Awarded the France-Quebec Prize 2013!

 

LITERARY FICTION

“A novel which has all the bitterness of Cormac McCarthy’s great westerns.” — L’actualité

“This novel’s tour de force is its ability to conjure up an obsolete and poverty-stricken world and raise it to great heights, making it both enthralling and incredibly alive. There is something of a great writer in Marie Hélène Poitras.” — Huffington Post

“With Griffintown, Marie Hélène Poitras offers up a poetic western which takes place in the world of Old Montreal’s coachmen, the last of the urban cowboys, who share the same tragic destiny as their mounts.

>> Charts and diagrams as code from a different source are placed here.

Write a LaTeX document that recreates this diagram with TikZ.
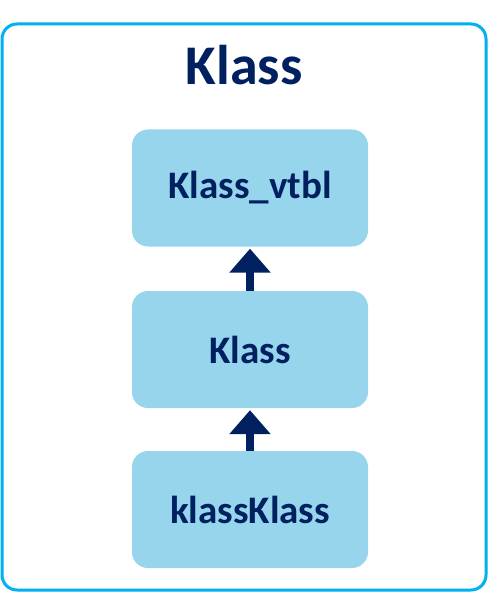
\documentclass[tikz,border=0pt]{standalone}
\usepackage{fontspec}
\setmainfont{Carlito}
\usetikzlibrary{arrows.meta, positioning}
\definecolor{FrameCyan}{HTML}{00B0F0}
\definecolor{BoxBlue}{HTML}{97D5EC}
\definecolor{NavyText}{HTML}{002060}
\tikzset{
  frame/.style={draw=FrameCyan, line width=3pt, rounded corners=15pt},
  classbox/.style={fill=BoxBlue, rounded corners=16pt, minimum width=236pt, minimum height=117pt, inner sep=0pt, align=center, text=NavyText, font=\fontsize{39}{44}\selectfont\bfseries},
  titletext/.style={text=NavyText, inner sep=0pt, font=\fontsize{56}{62}\selectfont\bfseries},
  uparrow/.style={-{Triangle[width=40pt, length=24pt]}, line width=8pt, draw=NavyText, shorten >=2pt}
}

\begin{document}
\begin{tikzpicture}[x=1pt, y=-1pt]
\useasboundingbox (0,0) rectangle (488,593);
\draw[frame] (2,24) rectangle (486,590);
\node[titletext] (title) at (244,65.5) {Klass};
\node[classbox] (vtbl) at (250,188) {Klass\_vtbl};
\node[classbox] (klass) at (250,349.5) {Klass};
\node[classbox] (kk) at (250,509.5) {klassKlass};
\draw[uparrow] (klass) -- (vtbl);
\draw[uparrow] (kk) -- (klass);
\end{tikzpicture}
\end{document}
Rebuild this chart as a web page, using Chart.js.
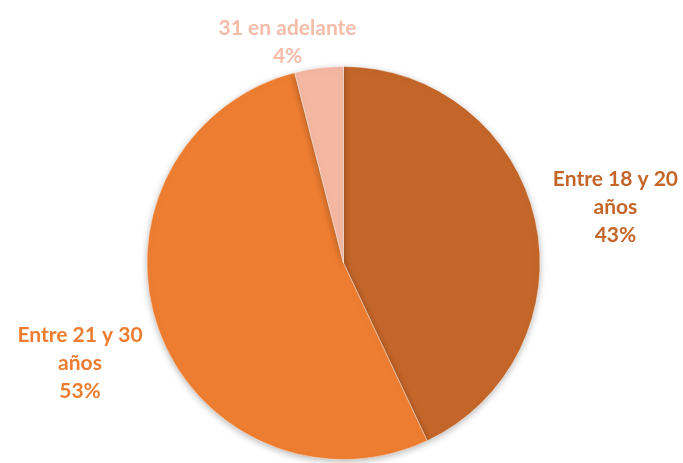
<!DOCTYPE html>
<html><head><meta charset="utf-8">
<script src="https://cdn.jsdelivr.net/npm/chart.js@4/dist/chart.umd.min.js"></script>
<style>html,body{margin:0;padding:0;background:#fff;}#wrap{width:683px;height:463px;}</style>
</head><body><div id="wrap"><canvas id="c"></canvas></div>
<script>
const categories = ["Entre 18 y 20 años", "Entre 21 y 30 años", "31 en adelante"];
const labelLines = [["Entre 18 y 20", "años"], ["Entre 21 y 30", "años"], ["31 en adelante"]];
const values = [43, 53, 4];
const percentLabels = ["43%", "53%", "4%"];
const sliceColors = ["#C4662A", "#ED7D31", "#F4B7A2"];
const textColors = ["#C4662A", "#ED7D31", "#F5BCA8"];

const shadowPlugin = {
  id: 'shadow',
  beforeDatasetsDraw(chart) {
    const ctx = chart.ctx; ctx.save();
    ctx.shadowColor = 'rgba(0,0,0,0.28)'; ctx.shadowBlur = 7; ctx.shadowOffsetY = 2;
  },
  afterDatasetsDraw(chart) { chart.ctx.restore(); }
};

const outLabels = {
  id: 'outLabels',
  afterDraw(chart, args, opts) {
    const ctx = chart.ctx;
    const meta = chart.getDatasetMeta(0);
    ctx.save();
    ctx.font = opts.font;
    ctx.textAlign = 'center'; ctx.textBaseline = 'middle';
    meta.data.forEach((arc, i) => {
      const lines = labelLines[i].concat([percentLabels[i]]);
      const w = Math.max(...lines.map(l => ctx.measureText(l).width));
      const h = lines.length * opts.lineHeight;
      const mid = (arc.startAngle + arc.endAngle) / 2;
      const dx = Math.cos(mid), dy = Math.sin(mid);
      const tx = Math.abs(dx) > 1e-6 ? (w / 2) / Math.abs(dx) : Infinity;
      const ty = Math.abs(dy) > 1e-6 ? (h / 2) / Math.abs(dy) : Infinity;
      const d = arc.outerRadius + opts.pads[i] + Math.min(tx, ty);
      const cx = arc.x + dx * d + opts.dx[i], cy = arc.y + dy * d + opts.dy[i];
      ctx.fillStyle = textColors[i];
      lines.forEach((l, k) => {
        ctx.fillText(l, cx, cy - h / 2 + opts.lineHeight * (k + 0.5));
      });
    });
    ctx.restore();
  }
};

new Chart(document.getElementById('c'), {
  type: 'pie',
  data: { labels: categories, datasets: [{ data: values, backgroundColor: sliceColors, borderColor: 'rgba(255,255,255,0.4)', borderWidth: 1 }] },
  options: {
    responsive: true, maintainAspectRatio: false, animation: false,
    layout: { padding: { top: 66, bottom: 3, left: 4, right: 0 } },
    plugins: {
      legend: { display: false }, tooltip: { enabled: false },
      outLabels: { font: 'bold 21px Lato', lineHeight: 28, pads: [18, 17, -2], dx: [0, 0, -28], dy: [5, 5, 0] }
    }
  },
  plugins: [shadowPlugin, outLabels]
});
</script></body></html>
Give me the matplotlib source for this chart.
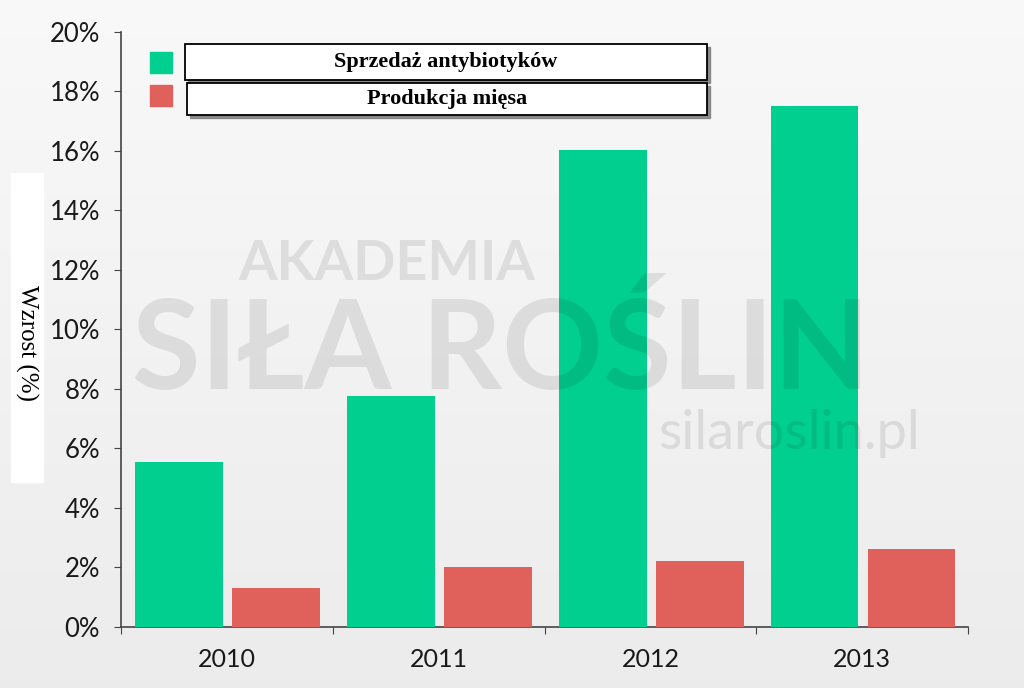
import matplotlib.pyplot as plt
import numpy as np
from matplotlib.patches import Rectangle

years = ['2010', '2011', '2012', '2013']
antybiotyki = [5.55, 7.75, 16.05, 17.5]
mieso = [1.3, 2.0, 2.22, 2.62]
series_names = ['Sprzedaż antybiotyków', 'Produkcja mięsa']
y_ticks = [0, 2, 4, 6, 8, 10, 12, 14, 16, 18, 20]

green = '#00cf8f'
red = '#e0605b'
sans = ['Lato', 'DejaVu Sans']
serif = ['Liberation Serif', 'DejaVu Serif']

fig = plt.figure(figsize=(10.24, 6.88), dpi=100)
fig.patch.set_facecolor('#f1f1f1')

# soft background gradient
bg = fig.add_axes([0, 0, 1, 1], zorder=-10)
grad = np.linspace(0.975, 0.925, 256).reshape(-1, 1)
bg.imshow(np.dstack([grad, grad, grad]), aspect='auto', extent=[0, 1, 0, 1])
bg.set_axis_off()

ax = fig.add_axes([0.1182, 0.0887, 0.8271, 0.8648])
ax.set_facecolor('none')

x = np.arange(len(years))
w = 0.415
ax.bar(x - 0.225, antybiotyki, width=w, color=green, zorder=3)
ax.bar(x + 0.233, mieso, width=w, color=red, zorder=3)

ax.set_xlim(-0.5, 3.5)
ax.set_ylim(0, 20)
ax.set_yticks(y_ticks)
ax.set_yticklabels([f'{t}%' for t in y_ticks], fontsize=18.5, family=sans, color='#1a1a1a')
ax.set_xticks(np.arange(-0.5, 4, 1))
ax.set_xticklabels([])
for i, yr in enumerate(years):
    ax.text(i, -1.1, yr, ha='center', va='center', fontsize=18, family=sans, color='#1a1a1a')

for s in ['top', 'right']:
    ax.spines[s].set_visible(False)
for s in ['left', 'bottom']:
    ax.spines[s].set_color('#444444')
    ax.spines[s].set_linewidth(1.2)
ax.tick_params(axis='y', length=5, color='#444444', pad=10)
ax.tick_params(axis='x', length=5, color='#444444')

# overlay in pixel coordinates
ov = fig.add_axes([0, 0, 1, 1], zorder=5)
ov.set_xlim(0, 1024)
ov.set_ylim(688, 0)
ov.set_axis_off()

# watermark (semi-transparent, over the bars)
ov.text(238, 264, 'AKADEMIA', fontsize=40, fontweight='bold', color='black', alpha=0.09,
        family=sans, ha='left', va='center')
ov.text(132, 352, 'SIŁA ROŚLIN', fontsize=90, fontweight='bold', color='black', alpha=0.09,
        family=sans, ha='left', va='center')
ov.text(920, 433, 'silaroslin.pl', fontsize=39, color='black', alpha=0.09,
        family=sans, ha='right', va='center')

# legend: colored squares + boxed labels with shadow
ov.add_patch(Rectangle((150, 52), 22, 21, color=green))
ov.add_patch(Rectangle((150, 85), 22, 21, color=red))
boxes = [(185, 44, 522, 36), (187, 83, 520, 32)]
for (bx, by, bw, bh), name in zip(boxes, series_names):
    ov.add_patch(Rectangle((bx + 3, by + 3), bw, bh, color='#8a8a8a'))
    ov.add_patch(Rectangle((bx, by), bw, bh, facecolor='white', edgecolor='black', lw=1.3))
    ov.text(bx + bw / 2, by + bh / 2, name, ha='center', va='center', fontsize=16,
            fontweight='bold', family=serif, color='black')

# y label on white strip
ov.add_patch(Rectangle((11, 173), 32, 309, color='white'))
ov.text(27, 343, 'Wzrost (%)', rotation=-90, ha='center', va='center', fontsize=18,
        family=serif, color='black')

fig.savefig('out.png', dpi=100, facecolor=fig.get_facecolor())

A trip to the Far West that you won’t easily forget.”– La Presse

“A sombre universe onto which a captivating style sheds its light. A salute to the resiliency of beaten men. A reflection on the true cost of savage exploitation and greed.” — Châtelaine

Morning breaks on Griffintown after a season of survival, months of winter and prolonged sleep.

Men and horses head back to the stable. Winter has taken its toll. Some, like John, take up the reins like you fall back into a bad habit. For others, who are dragging the weight of many lives behind them, this is often the last chance cabaret. Marie, the Rose with a broken neck, for her part, is looking for a job that will get her closer to the horses. She has no idea what this summer, her last in Griffintown, holds for her. Because, as a procession of desperate souls heads West in search of meagre pittance, the Fly is planning its vengeance.

A story of murder, love and envy set against a back-drop where no rules apply, Griffintown sheds the full light of day on the inner-city cowboys that are Old Montreal’s coachmen. A clever reversal, borne by a writing style both sensitive and rugged. A spaghetti western with an urban twist.